**The problem:**
Repeat all of the material below exactly as written, images excluded.

**Raw data:**
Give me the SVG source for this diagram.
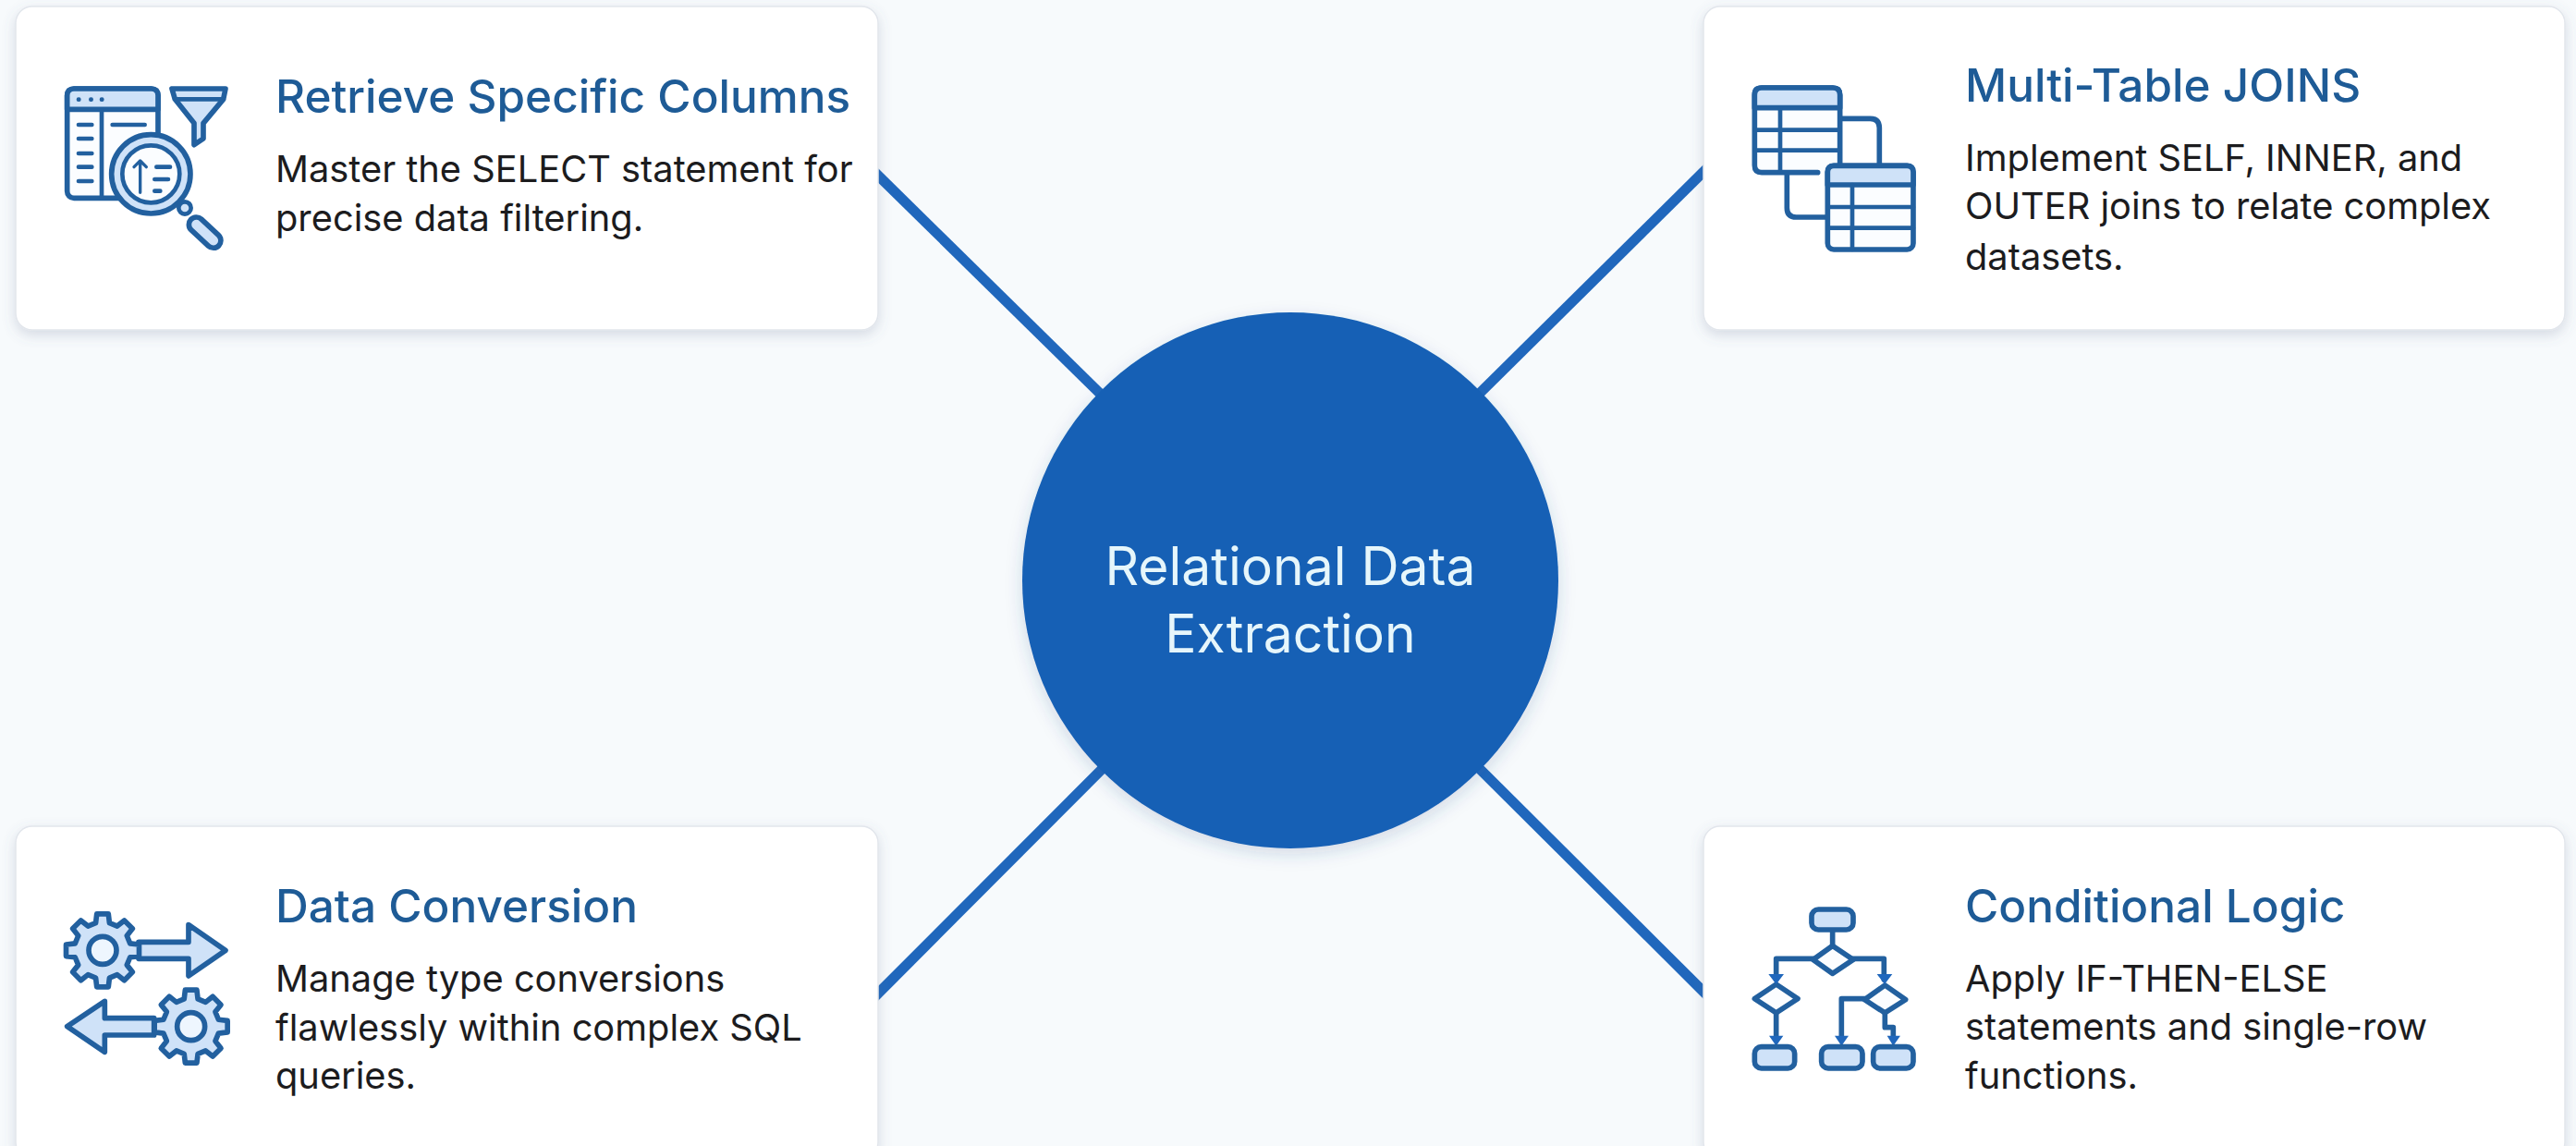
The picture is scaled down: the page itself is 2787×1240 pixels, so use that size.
<svg xmlns="http://www.w3.org/2000/svg" xmlns:xlink="http://www.w3.org/1999/xlink" width="2787" height="1240" viewBox="0 0 2787 1240">
<style>
.card{fill:#ffffff;stroke:#e2e6ec;stroke-width:1.5;filter:url(#cardShadow)}
.conn{stroke:#2067bc;stroke-width:11;fill:none}
.title{font-family:"Inter","Liberation Sans",sans-serif;font-size:49.5px;font-weight:500;fill:#1e5b96}
.body{font-family:"Inter","Liberation Sans",sans-serif;font-size:39.8px;font-weight:400;fill:#1c1c1e}
.hub{font-family:"Inter","Liberation Sans",sans-serif;font-size:57px;font-weight:400;fill:#e6f6fb;text-anchor:middle}
.ic{fill:none;stroke:#22609f;stroke-width:17;stroke-linejoin:round;stroke-linecap:round}
.thin{stroke-width:14}
.lt{fill:#cfe2f8}
.wh{fill:#fbfdff}
.ah{fill:#2067bc;stroke:none}
</style>
<defs>
<filter id="cardShadow" x="-5%" y="-10%" width="110%" height="125%"><feDropShadow dx="0" dy="5" stdDeviation="7" flood-color="#5a6c8c" flood-opacity="0.22"/></filter>
<filter id="hubShadow" x="-10%" y="-10%" width="120%" height="120%"><feDropShadow dx="0" dy="6" stdDeviation="9" flood-color="#2a4a80" flood-opacity="0.18"/></filter>
<path id="gear" d="M89.3,-22.3 118.5,-18.8 118.5,18.8 89.3,22.3 78.9,47.4 97.1,70.5 70.5,97.1 47.4,78.9 22.3,89.3 18.8,118.5 -18.8,118.5 -22.3,89.3 -47.4,78.9 -70.5,97.1 -97.1,70.5 -78.9,47.4 -89.3,22.3 -118.5,18.8 -118.5,-18.8 -89.3,-22.3 -78.9,-47.4 -97.1,-70.5 -70.5,-97.1 -47.4,-78.9 -22.3,-89.3 -18.8,-118.5 18.8,-118.5 22.3,-89.3 47.4,-78.9 70.5,-97.1 97.1,-70.5 78.9,-47.4 Z"/>
</defs>
<rect width="2787" height="1240" fill="#f7fafc"/>
<g id="connectors">
<line class="conn" x1="940" y1="180" x2="1396" y2="628"/>
<line class="conn" x1="1853" y1="176" x2="1396" y2="628"/>
<line class="conn" x1="940" y1="1085" x2="1396" y2="628"/>
<line class="conn" x1="1853" y1="1083" x2="1396" y2="628"/>
</g>
<g id="node-hub">
<circle cx="1396" cy="628" r="290" fill="#1560b5" filter="url(#hubShadow)"/>
<text class="hub" x="1396" y="633">Relational Data</text>
<text class="hub" x="1396" y="706">Extraction</text>
</g>
<g id="node-columns">
<rect class="card" x="17" y="7" width="933" height="350" rx="18"/>
<g transform="translate(50,70) scale(0.3333)">
<rect class="ic wh" x="68" y="78" width="295" height="355" rx="22"/>
<path class="ic lt" d="M68,145 V100 Q68,78 90,78 H341 Q363,78 363,100 V145 Z"/>
<path class="ic thin" d="M180,145 V430 M215,195 H320 M105,195 H148 M105,240 H148 M105,288 H148 M105,332 H148 M105,378 H148 M105,113 H106 M145,113 H146 M180,113 H181"/>
<path class="ic lt" d="M408,78 H582 L575,112 L510,190 V240 L480,260 V190 L418,112 Z"/>
<path class="ic thin" d="M418,112 H575"/>
<circle class="ic lt" cx="340" cy="355" r="128"/>
<circle class="ic wh thin" cx="340" cy="355" r="93"/>
<path class="ic" style="stroke-width:10" d="M305,415 V312 M285,332 L305,312 L325,332"/>
<path class="ic thin" d="M358,332 H402 M352,372 H396 M352,410 H370"/>
<circle class="ic lt thin" cx="450" cy="465" r="20"/>
<rect class="ic lt" x="-62" y="-24" width="124" height="48" rx="24" transform="translate(515,545) rotate(43)"/>
</g>
<text class="title" x="298" y="122">Retrieve Specific Columns</text>
<text class="body" x="298" y="197">Master the SELECT statement for</text>
<text class="body" x="298" y="250">precise data filtering.</text>
</g>
<g id="node-joins">
<rect class="card" x="1843" y="7" width="932" height="350" rx="18"/>
<g transform="translate(1870,70) scale(0.3333)">
<path class="ic" d="M362,175 H460 Q490,175 490,205 V325 M190,350 V465 Q190,495 220,495 H320"/>
<path class="ic wh" d="M290,350 H108 Q85,350 85,327 V98 Q85,75 108,75 H339 Q362,75 362,98 V320"/>
<path class="ic lt" d="M85,140 V98 Q85,75 108,75 H339 Q362,75 362,98 V140 Z"/>
<path class="ic thin" d="M85,212 H362 M85,278 H362 M168,140 V350"/>
<rect class="ic wh" x="322" y="328" width="278" height="272" rx="20"/>
<path class="ic lt" d="M322,390 V348 Q322,328 342,328 H580 Q600,328 600,348 V390 Z"/>
<path class="ic thin" d="M322,462 H600 M322,530 H600 M402,390 V600"/>
</g>
<text class="title" x="2126" y="110">Multi-Table JOINS</text>
<text class="body" x="2126" y="185">Implement SELF, INNER, and</text>
<text class="body" x="2126" y="237">OUTER joins to relate complex</text>
<text class="body" x="2126" y="292">datasets.</text>
</g>
<g id="node-conversion">
<rect class="card" x="17" y="894" width="933" height="360" rx="18"/>
<g transform="translate(50,960) scale(0.3333)">
<path class="ic lt" d="M300,178 H462 V122 L582,205 L462,288 V232 H300 Z"/>
<use href="#gear" class="ic lt" transform="translate(183,205)"/>
<circle class="ic wh" cx="183" cy="205" r="45" style="fill:#eef6fe"/>
<path class="ic lt" d="M350,425 H190 V370 L68,452 L190,535 V480 H350 Z"/>
<use href="#gear" class="ic lt" transform="translate(470,452)"/>
<circle class="ic wh" cx="470" cy="452" r="45" style="fill:#eef6fe"/>
</g>
<text class="title" x="298" y="998">Data Conversion</text>
<text class="body" x="298" y="1073">Manage type conversions</text>
<text class="body" x="298" y="1126">flawlessly within complex SQL</text>
<text class="body" x="298" y="1178">queries.</text>
</g>
<g id="node-logic">
<rect class="card" x="1843" y="894" width="932" height="360" rx="18"/>
<g transform="translate(1870,960) scale(0.3333)">
<path class="ic" d="M338,138 V190 M275,232 H155 V300 M405,232 H505 V300 M155,408 V490 M442,362 H367 V490 M508,408 V455 H535 V490"/>
<rect class="ic lt" x="270" y="72" width="135" height="66" rx="22"/>
<path class="ic wh" d="M338,190 L405,235 L338,280 L275,235 Z"/>
<path class="ic wh" d="M155,315 L225,362 L155,408 L85,362 Z"/>
<path class="ic wh" d="M508,318 L575,365 L508,408 L442,365 Z"/>
<path class="ah" d="M130,282 H180 L155,315 Z M482,282 H532 L507,315 Z M132,482 H178 L155,515 Z M345,482 H390 L367,515 Z M515,482 H558 L535,515 Z"/>
<rect class="ic lt" x="85" y="518" width="130" height="70" rx="22"/>
<rect class="ic lt" x="302" y="518" width="133" height="70" rx="22"/>
<rect class="ic lt" x="470" y="518" width="130" height="70" rx="22"/>
</g>
<text class="title" x="2126" y="998">Conditional Logic</text>
<text class="body" x="2126" y="1073">Apply IF-THEN-ELSE</text>
<text class="body" x="2126" y="1125">statements and single-row</text>
<text class="body" x="2126" y="1178">functions.</text>
</g>
</svg>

**Solution to this problem:**
Give me the SVG source for this diagram.
The picture is scaled down: the page itself is 2787×1240 pixels, so use that size.
<svg xmlns="http://www.w3.org/2000/svg" xmlns:xlink="http://www.w3.org/1999/xlink" width="2787" height="1240" viewBox="0 0 2787 1240">
<style>
.card{fill:#ffffff;stroke:#e2e6ec;stroke-width:1.5;filter:url(#cardShadow)}
.conn{stroke:#2067bc;stroke-width:11;fill:none}
.title{font-family:"Inter","Liberation Sans",sans-serif;font-size:49.5px;font-weight:500;fill:#1e5b96}
.body{font-family:"Inter","Liberation Sans",sans-serif;font-size:39.8px;font-weight:400;fill:#1c1c1e}
.hub{font-family:"Inter","Liberation Sans",sans-serif;font-size:57px;font-weight:400;fill:#e6f6fb;text-anchor:middle}
.ic{fill:none;stroke:#22609f;stroke-width:17;stroke-linejoin:round;stroke-linecap:round}
.thin{stroke-width:14}
.lt{fill:#cfe2f8}
.wh{fill:#fbfdff}
.ah{fill:#2067bc;stroke:none}
</style>
<defs>
<filter id="cardShadow" x="-5%" y="-10%" width="110%" height="125%"><feDropShadow dx="0" dy="5" stdDeviation="7" flood-color="#5a6c8c" flood-opacity="0.22"/></filter>
<filter id="hubShadow" x="-10%" y="-10%" width="120%" height="120%"><feDropShadow dx="0" dy="6" stdDeviation="9" flood-color="#2a4a80" flood-opacity="0.18"/></filter>
<path id="gear" d="M89.3,-22.3 118.5,-18.8 118.5,18.8 89.3,22.3 78.9,47.4 97.1,70.5 70.5,97.1 47.4,78.9 22.3,89.3 18.8,118.5 -18.8,118.5 -22.3,89.3 -47.4,78.9 -70.5,97.1 -97.1,70.5 -78.9,47.4 -89.3,22.3 -118.5,18.8 -118.5,-18.8 -89.3,-22.3 -78.9,-47.4 -97.1,-70.5 -70.5,-97.1 -47.4,-78.9 -22.3,-89.3 -18.8,-118.5 18.8,-118.5 22.3,-89.3 47.4,-78.9 70.5,-97.1 97.1,-70.5 78.9,-47.4 Z"/>
</defs>
<rect width="2787" height="1240" fill="#f7fafc"/>
<g id="connectors">
<line class="conn" x1="940" y1="180" x2="1396" y2="628"/>
<line class="conn" x1="1853" y1="176" x2="1396" y2="628"/>
<line class="conn" x1="940" y1="1085" x2="1396" y2="628"/>
<line class="conn" x1="1853" y1="1083" x2="1396" y2="628"/>
</g>
<g id="node-hub">
<circle cx="1396" cy="628" r="290" fill="#1560b5" filter="url(#hubShadow)"/>
<text class="hub" x="1396" y="633">Relational Data</text>
<text class="hub" x="1396" y="706">Extraction</text>
</g>
<g id="node-columns">
<rect class="card" x="17" y="7" width="933" height="350" rx="18"/>
<g transform="translate(50,70) scale(0.3333)">
<rect class="ic wh" x="68" y="78" width="295" height="355" rx="22"/>
<path class="ic lt" d="M68,145 V100 Q68,78 90,78 H341 Q363,78 363,100 V145 Z"/>
<path class="ic thin" d="M180,145 V430 M215,195 H320 M105,195 H148 M105,240 H148 M105,288 H148 M105,332 H148 M105,378 H148 M105,113 H106 M145,113 H146 M180,113 H181"/>
<path class="ic lt" d="M408,78 H582 L575,112 L510,190 V240 L480,260 V190 L418,112 Z"/>
<path class="ic thin" d="M418,112 H575"/>
<circle class="ic lt" cx="340" cy="355" r="128"/>
<circle class="ic wh thin" cx="340" cy="355" r="93"/>
<path class="ic" style="stroke-width:10" d="M305,415 V312 M285,332 L305,312 L325,332"/>
<path class="ic thin" d="M358,332 H402 M352,372 H396 M352,410 H370"/>
<circle class="ic lt thin" cx="450" cy="465" r="20"/>
<rect class="ic lt" x="-62" y="-24" width="124" height="48" rx="24" transform="translate(515,545) rotate(43)"/>
</g>
<text class="title" x="298" y="122">Retrieve Specific Columns</text>
<text class="body" x="298" y="197">Master the SELECT statement for</text>
<text class="body" x="298" y="250">precise data filtering.</text>
</g>
<g id="node-joins">
<rect class="card" x="1843" y="7" width="932" height="350" rx="18"/>
<g transform="translate(1870,70) scale(0.3333)">
<path class="ic" d="M362,175 H460 Q490,175 490,205 V325 M190,350 V465 Q190,495 220,495 H320"/>
<path class="ic wh" d="M290,350 H108 Q85,350 85,327 V98 Q85,75 108,75 H339 Q362,75 362,98 V320"/>
<path class="ic lt" d="M85,140 V98 Q85,75 108,75 H339 Q362,75 362,98 V140 Z"/>
<path class="ic thin" d="M85,212 H362 M85,278 H362 M168,140 V350"/>
<rect class="ic wh" x="322" y="328" width="278" height="272" rx="20"/>
<path class="ic lt" d="M322,390 V348 Q322,328 342,328 H580 Q600,328 600,348 V390 Z"/>
<path class="ic thin" d="M322,462 H600 M322,530 H600 M402,390 V600"/>
</g>
<text class="title" x="2126" y="110">Multi-Table JOINS</text>
<text class="body" x="2126" y="185">Implement SELF, INNER, and</text>
<text class="body" x="2126" y="237">OUTER joins to relate complex</text>
<text class="body" x="2126" y="292">datasets.</text>
</g>
<g id="node-conversion">
<rect class="card" x="17" y="894" width="933" height="360" rx="18"/>
<g transform="translate(50,960) scale(0.3333)">
<path class="ic lt" d="M300,178 H462 V122 L582,205 L462,288 V232 H300 Z"/>
<use href="#gear" class="ic lt" transform="translate(183,205)"/>
<circle class="ic wh" cx="183" cy="205" r="45" style="fill:#eef6fe"/>
<path class="ic lt" d="M350,425 H190 V370 L68,452 L190,535 V480 H350 Z"/>
<use href="#gear" class="ic lt" transform="translate(470,452)"/>
<circle class="ic wh" cx="470" cy="452" r="45" style="fill:#eef6fe"/>
</g>
<text class="title" x="298" y="998">Data Conversion</text>
<text class="body" x="298" y="1073">Manage type conversions</text>
<text class="body" x="298" y="1126">flawlessly within complex SQL</text>
<text class="body" x="298" y="1178">queries.</text>
</g>
<g id="node-logic">
<rect class="card" x="1843" y="894" width="932" height="360" rx="18"/>
<g transform="translate(1870,960) scale(0.3333)">
<path class="ic" d="M338,138 V190 M275,232 H155 V300 M405,232 H505 V300 M155,408 V490 M442,362 H367 V490 M508,408 V455 H535 V490"/>
<rect class="ic lt" x="270" y="72" width="135" height="66" rx="22"/>
<path class="ic wh" d="M338,190 L405,235 L338,280 L275,235 Z"/>
<path class="ic wh" d="M155,315 L225,362 L155,408 L85,362 Z"/>
<path class="ic wh" d="M508,318 L575,365 L508,408 L442,365 Z"/>
<path class="ah" d="M130,282 H180 L155,315 Z M482,282 H532 L507,315 Z M132,482 H178 L155,515 Z M345,482 H390 L367,515 Z M515,482 H558 L535,515 Z"/>
<rect class="ic lt" x="85" y="518" width="130" height="70" rx="22"/>
<rect class="ic lt" x="302" y="518" width="133" height="70" rx="22"/>
<rect class="ic lt" x="470" y="518" width="130" height="70" rx="22"/>
</g>
<text class="title" x="2126" y="998">Conditional Logic</text>
<text class="body" x="2126" y="1073">Apply IF-THEN-ELSE</text>
<text class="body" x="2126" y="1125">statements and single-row</text>
<text class="body" x="2126" y="1178">functions.</text>
</g>
</svg>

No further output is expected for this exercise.